:: GIVEN RECORDS ::
* Begin *

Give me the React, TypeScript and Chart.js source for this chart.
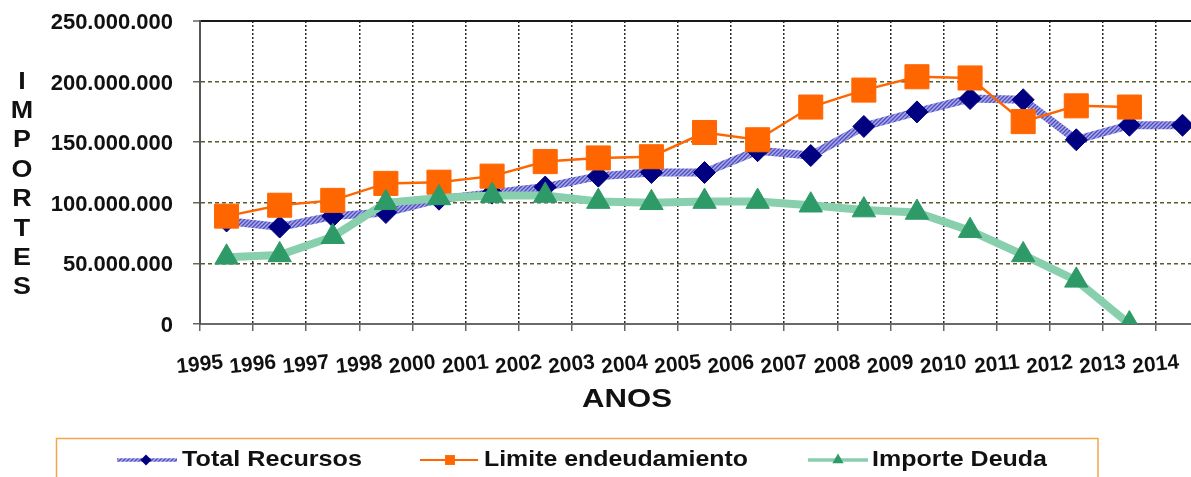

* End *
* Begin *

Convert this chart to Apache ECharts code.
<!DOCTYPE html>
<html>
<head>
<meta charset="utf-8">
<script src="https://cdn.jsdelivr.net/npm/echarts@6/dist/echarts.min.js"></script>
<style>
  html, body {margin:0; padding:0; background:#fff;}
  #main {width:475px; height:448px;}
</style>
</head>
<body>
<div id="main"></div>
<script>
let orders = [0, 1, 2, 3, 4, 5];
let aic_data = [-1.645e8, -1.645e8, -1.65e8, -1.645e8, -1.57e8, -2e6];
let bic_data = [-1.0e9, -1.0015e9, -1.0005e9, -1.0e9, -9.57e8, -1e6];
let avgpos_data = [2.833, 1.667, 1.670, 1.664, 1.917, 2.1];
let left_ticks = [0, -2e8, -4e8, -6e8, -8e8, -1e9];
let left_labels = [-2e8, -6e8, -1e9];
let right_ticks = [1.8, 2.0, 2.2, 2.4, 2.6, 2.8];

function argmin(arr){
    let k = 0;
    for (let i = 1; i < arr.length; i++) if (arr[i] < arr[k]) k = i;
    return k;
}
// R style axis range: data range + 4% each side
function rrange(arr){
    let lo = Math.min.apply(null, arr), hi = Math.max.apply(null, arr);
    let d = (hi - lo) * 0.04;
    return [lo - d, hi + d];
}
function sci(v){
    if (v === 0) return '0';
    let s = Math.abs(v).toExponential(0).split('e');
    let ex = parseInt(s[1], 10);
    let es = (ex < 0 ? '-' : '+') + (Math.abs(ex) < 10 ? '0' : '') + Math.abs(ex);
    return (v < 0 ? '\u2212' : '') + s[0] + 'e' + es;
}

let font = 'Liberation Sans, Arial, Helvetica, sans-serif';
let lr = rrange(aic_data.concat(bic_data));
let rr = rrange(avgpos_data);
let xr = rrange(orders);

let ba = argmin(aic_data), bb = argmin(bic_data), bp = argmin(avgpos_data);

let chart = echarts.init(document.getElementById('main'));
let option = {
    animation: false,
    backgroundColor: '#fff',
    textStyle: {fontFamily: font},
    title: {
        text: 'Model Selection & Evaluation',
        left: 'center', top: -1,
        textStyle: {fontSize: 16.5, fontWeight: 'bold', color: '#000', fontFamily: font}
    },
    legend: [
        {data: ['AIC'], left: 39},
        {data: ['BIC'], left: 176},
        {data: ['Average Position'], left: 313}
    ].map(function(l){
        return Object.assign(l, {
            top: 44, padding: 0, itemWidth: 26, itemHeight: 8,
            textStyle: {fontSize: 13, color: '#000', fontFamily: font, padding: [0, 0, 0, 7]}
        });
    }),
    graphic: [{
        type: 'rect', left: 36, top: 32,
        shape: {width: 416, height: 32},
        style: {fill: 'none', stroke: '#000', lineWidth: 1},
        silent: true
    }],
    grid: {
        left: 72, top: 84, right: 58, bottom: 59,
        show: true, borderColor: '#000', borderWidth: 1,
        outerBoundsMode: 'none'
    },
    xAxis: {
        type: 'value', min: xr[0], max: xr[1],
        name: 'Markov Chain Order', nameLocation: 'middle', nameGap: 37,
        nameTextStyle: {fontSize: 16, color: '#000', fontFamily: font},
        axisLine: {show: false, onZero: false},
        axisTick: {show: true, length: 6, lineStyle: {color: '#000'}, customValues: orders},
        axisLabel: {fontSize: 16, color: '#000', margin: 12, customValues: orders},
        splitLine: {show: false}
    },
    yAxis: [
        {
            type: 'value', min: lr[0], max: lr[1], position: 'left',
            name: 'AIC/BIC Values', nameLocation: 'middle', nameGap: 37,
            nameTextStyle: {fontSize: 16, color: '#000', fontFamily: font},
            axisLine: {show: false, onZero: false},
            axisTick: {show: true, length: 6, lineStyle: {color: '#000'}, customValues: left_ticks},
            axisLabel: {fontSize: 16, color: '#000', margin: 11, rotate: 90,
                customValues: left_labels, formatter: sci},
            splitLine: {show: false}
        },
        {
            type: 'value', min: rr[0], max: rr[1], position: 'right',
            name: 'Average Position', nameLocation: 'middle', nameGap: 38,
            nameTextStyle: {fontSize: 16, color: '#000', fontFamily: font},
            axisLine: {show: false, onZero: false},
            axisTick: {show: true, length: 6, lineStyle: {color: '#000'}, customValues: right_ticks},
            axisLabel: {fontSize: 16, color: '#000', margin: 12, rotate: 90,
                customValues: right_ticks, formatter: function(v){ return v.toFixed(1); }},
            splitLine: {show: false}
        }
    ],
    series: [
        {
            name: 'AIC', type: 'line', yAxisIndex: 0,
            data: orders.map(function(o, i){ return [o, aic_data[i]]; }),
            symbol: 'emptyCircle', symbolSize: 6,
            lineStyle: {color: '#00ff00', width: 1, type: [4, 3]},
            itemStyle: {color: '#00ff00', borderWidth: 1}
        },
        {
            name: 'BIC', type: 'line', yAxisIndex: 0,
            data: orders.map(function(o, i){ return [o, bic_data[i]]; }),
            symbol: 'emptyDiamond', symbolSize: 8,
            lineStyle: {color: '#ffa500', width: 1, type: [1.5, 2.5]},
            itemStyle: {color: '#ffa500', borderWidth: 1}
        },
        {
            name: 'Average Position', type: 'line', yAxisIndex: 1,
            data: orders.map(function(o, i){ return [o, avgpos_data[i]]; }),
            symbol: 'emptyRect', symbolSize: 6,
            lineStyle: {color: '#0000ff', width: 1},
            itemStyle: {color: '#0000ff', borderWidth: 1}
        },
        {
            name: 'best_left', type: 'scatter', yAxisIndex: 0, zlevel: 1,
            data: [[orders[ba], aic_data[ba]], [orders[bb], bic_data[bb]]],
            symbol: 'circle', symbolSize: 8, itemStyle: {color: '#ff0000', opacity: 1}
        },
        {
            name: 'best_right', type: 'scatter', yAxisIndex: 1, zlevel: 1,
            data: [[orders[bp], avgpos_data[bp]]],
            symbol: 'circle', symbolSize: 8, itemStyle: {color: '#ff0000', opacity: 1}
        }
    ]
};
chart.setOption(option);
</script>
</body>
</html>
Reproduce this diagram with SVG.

* End *

:: TASK GOAL ::
Each line from the line containing "Convert this chart to Apache ECharts code." through the line containing "let ba = argmin(aic_data), bb" is to be transcribed exactly, and no other line.

:: SOLUTION ::
Convert this chart to Apache ECharts code.
<!DOCTYPE html>
<html>
<head>
<meta charset="utf-8">
<script src="https://cdn.jsdelivr.net/npm/echarts@6/dist/echarts.min.js"></script>
<style>
  html, body {margin:0; padding:0; background:#fff;}
  #main {width:475px; height:448px;}
</style>
</head>
<body>
<div id="main"></div>
<script>
let orders = [0, 1, 2, 3, 4, 5];
let aic_data = [-1.645e8, -1.645e8, -1.65e8, -1.645e8, -1.57e8, -2e6];
let bic_data = [-1.0e9, -1.0015e9, -1.0005e9, -1.0e9, -9.57e8, -1e6];
let avgpos_data = [2.833, 1.667, 1.670, 1.664, 1.917, 2.1];
let left_ticks = [0, -2e8, -4e8, -6e8, -8e8, -1e9];
let left_labels = [-2e8, -6e8, -1e9];
let right_ticks = [1.8, 2.0, 2.2, 2.4, 2.6, 2.8];

function argmin(arr){
    let k = 0;
    for (let i = 1; i < arr.length; i++) if (arr[i] < arr[k]) k = i;
    return k;
}
// R style axis range: data range + 4% each side
function rrange(arr){
    let lo = Math.min.apply(null, arr), hi = Math.max.apply(null, arr);
    let d = (hi - lo) * 0.04;
    return [lo - d, hi + d];
}
function sci(v){
    if (v === 0) return '0';
    let s = Math.abs(v).toExponential(0).split('e');
    let ex = parseInt(s[1], 10);
    let es = (ex < 0 ? '-' : '+') + (Math.abs(ex) < 10 ? '0' : '') + Math.abs(ex);
    return (v < 0 ? '\u2212' : '') + s[0] + 'e' + es;
}

let font = 'Liberation Sans, Arial, Helvetica, sans-serif';
let lr = rrange(aic_data.concat(bic_data));
let rr = rrange(avgpos_data);
let xr = rrange(orders);

let ba = argmin(aic_data), bb = argmin(bic_data), bp = argmin(avgpos_data);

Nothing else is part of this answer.